7. The importance of the focus on Max? 1957, at what stage of his life was he? The background of his SS experience, his sadistic nature, the Nazi ideology? Had he changed after the war or not? Why was he involved in a menial job? Retired like a church mouse? Pandering to people like the Countess hotel visitors, putting the spotlights on Burt's ballet dancing etc.? How guilty did Max feel at this time? How guilty was he? Why did he have such a reaction against the trial and the psychological purging of guilt? Why did he try to retain his individuality? What needs did a man like this have? How did he satisfy them. how did he survive? Was Dirk Bogarde's performance consistent with communicating these themes?

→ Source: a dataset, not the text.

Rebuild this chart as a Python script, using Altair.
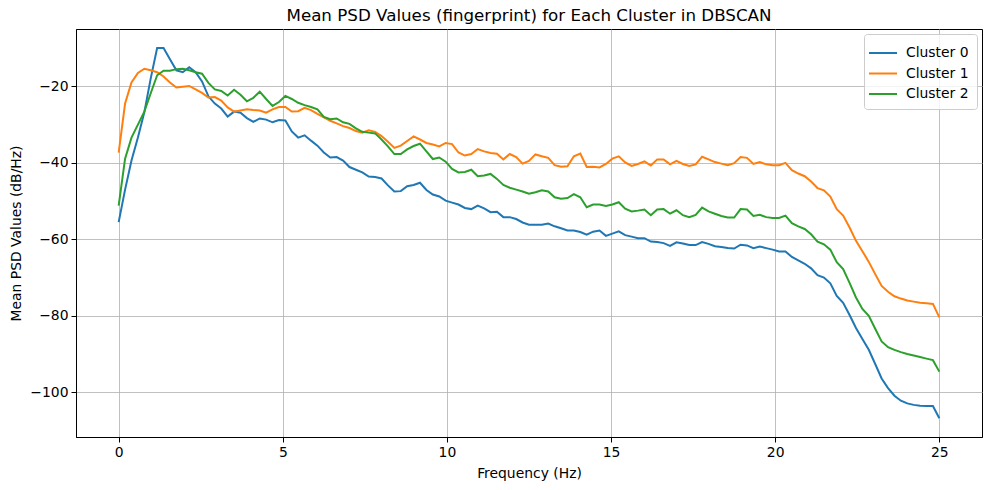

8. Comment on the tone and quality of Max's memories. What was revealed about him and his attitudes, about Lucia and her response as he saw it, about the war, Nazis, sadism and cruelty, sexuality and perversion? How important was the flashback to Lucia's dance and his giving her the gift of a head, and his biblical commentary? Why did he tell this to the Countess? How did Lucia change him in these flashbacks? Were the flashbacks coloured by post-war experience? Max as a master, master of his fate? The importance of killing Mario and controlling? The initial impact of meeting Lucia again retaining dominance, the visit to the opera and remembering her as a victim? Yet becoming her prisoner in his apartment? His succumbing to the reversal of roles? Was this by the power of love? The final need for them both to make affirmation of their experience? was death inevitable? Was Max purged?

9. Lucia in 1957, marriage and its effect on her, her elegance, the encounter with Max? Her memories and their horror, her fears, the impact of his watching her at the opera? what hold did he have on her? Did she deliberately reverse the process? Her response to sexuality and the games? The importance of the chain and her staying? The humiliating experiences of them both? The experience of hunger, her affirmation with Max and her death? Had she purged the experience of the war?

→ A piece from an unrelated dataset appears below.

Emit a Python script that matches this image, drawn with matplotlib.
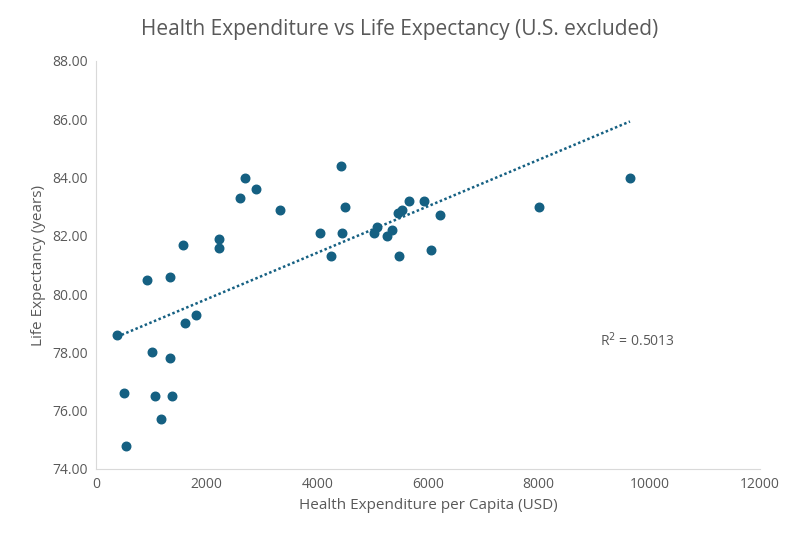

10. What was the purpose of the psychological atmosphere of the film? The discussion of trials, purging (in Vienna), guilt? What was the effect of this on the audience and audience response to the proceedings?

11. The contrast with the modern American attitudes, music, the reviews, insensitivity to Lucia?

12. The influence of Hans and Kurt as visualised in the memories, the reason for holding the trials and investigations, the hold on one another, the Nazi ideology and the rooftop salute?

13. How pathetic a character was Burt? The dancing in the past, the homosexuality, his dancing in the present, its purpose, the fact that he had been purged? For what? (What would purging have meant for Max?)

14. The death of Mario after the fishing and encounter? The hostility of Greta? The sound effects for visualizing the murder of Mario? The callousness of Max, the funeral?

15. What was the role of the Countess in the film? Max's pandering to her, her protection of him? Why did she tell them the story? The role of Adolf as a go-between, the fact that Adolf watched him and was the cause of his death? With Burt?

16. The sequence with the neighbour and a touch of reality?

17. Comment on the style of the flashbacks: that they were distanced from the audience, stylizing the horrors and sadism of the past, the ugliness of the sequences, the drab colour. the musical backgrounds, the posings in the dormitory, of the officers, the tableau, the song as one of the most detailed memories? The quality of memory? The significance of the song: the sex, the unisex, the head?

18. What comment did the film make on Nazism and the 20th century world and its illnesses? The setting was the Nazis but it was a world for anyone? The contrast between the War and 1957? Or were the worlds really the same, the same things happening? The relationship of Nazism with sex, lust, power control?

19. How apt was the visualizing of such themes in this film?

20. The final significance of the deaths? What was achieved in the deaths? A final stance? Any heroism? In reviewing the whole film could it be called pessimistic or optimistic? Was there any redemption? Or was man damned to his evil and to his hells?